Now we want to match subsequent folders until the last one. We'll capture the folder name, also match the trailing /, but write back the folder name and a .. But I said no literal text in the replacement string! So the . has to come from a capture as well. Here comes the assumption into play, that your file always has an extension. We can grab the period from the file name with a lookahead. We'll also use that lookahead to make sure that there's at least one more folder ahead:
^.+/src/|\G([^/]+)/(?=[^/]+/.*([.]))
And we'll replace this with $1$2. Now if the first alternative catches, groups $1 and $2 will be empty, and the leading bit is still removed. If the second alternative catches, $1 will be the folder name, and $2 will have captured a period. Sweet. The \G is an anchor that ensures that all matches are adjacent to one another.
Finally, we'll match the last folder and everything that follows it, and only write back the folder name:
^.+/src/|\G([^/]+)/(?=[^/]+/.*([.]))|\G([^/]+)/[^/]+$
And now we'll replace this with $1$2$3 for the final solution. Demo.
A conceptually similar variant would be:
^.+/src/|\G([^/]+)/(?:(?=[^/]+/.*([.]))|[^/]+$)
replaced with $1$2. I've really only factored out the beginning of the second and third alternative.

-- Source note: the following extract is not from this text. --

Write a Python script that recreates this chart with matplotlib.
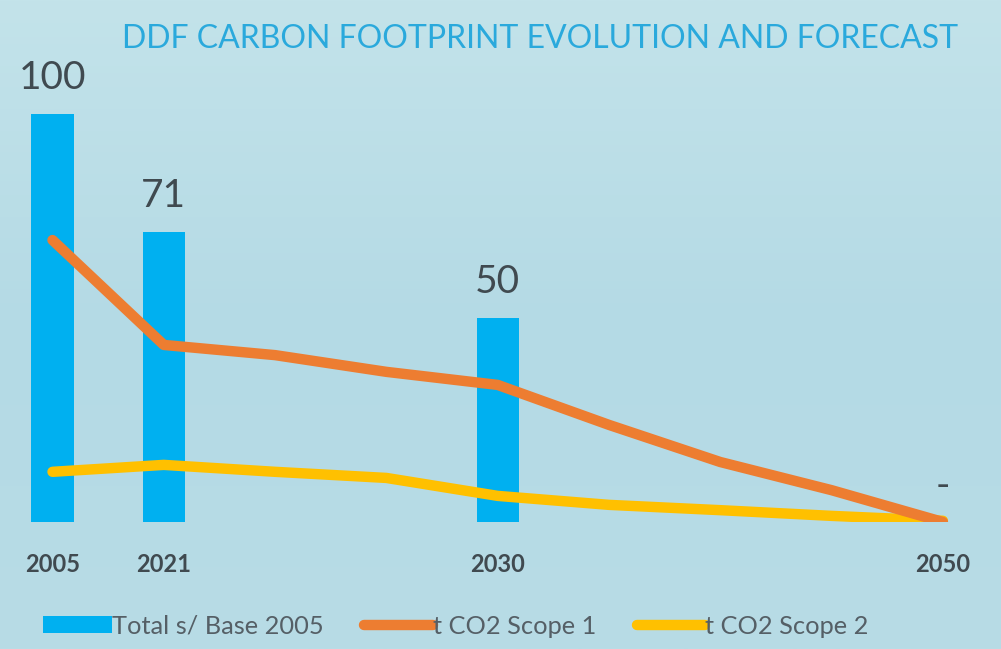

Demo.
Finally, if Sublime is using Boost's extended format string syntax, it is actually possible to get characters into the replacement conditionally (without magically conjuring them from the file extension):
^.+/src/|\G(/)?([^/]+)|\G/[^/]+$
Now we have the first alternative for everything up to src (which is to be removed), the third alternative for the last slash and file name (which is to be removed), and the middle alternative for all folders you want to keep. This time I put the slash to be replaced optionally at the beginning. With a conditional replacement we can write a . there if and only if that slash was matched:
(?1.:)$2
Unfortunately, I can't test this right now and I don't know an online tester that uses Boost's regex engine. But this should do the trick just fine.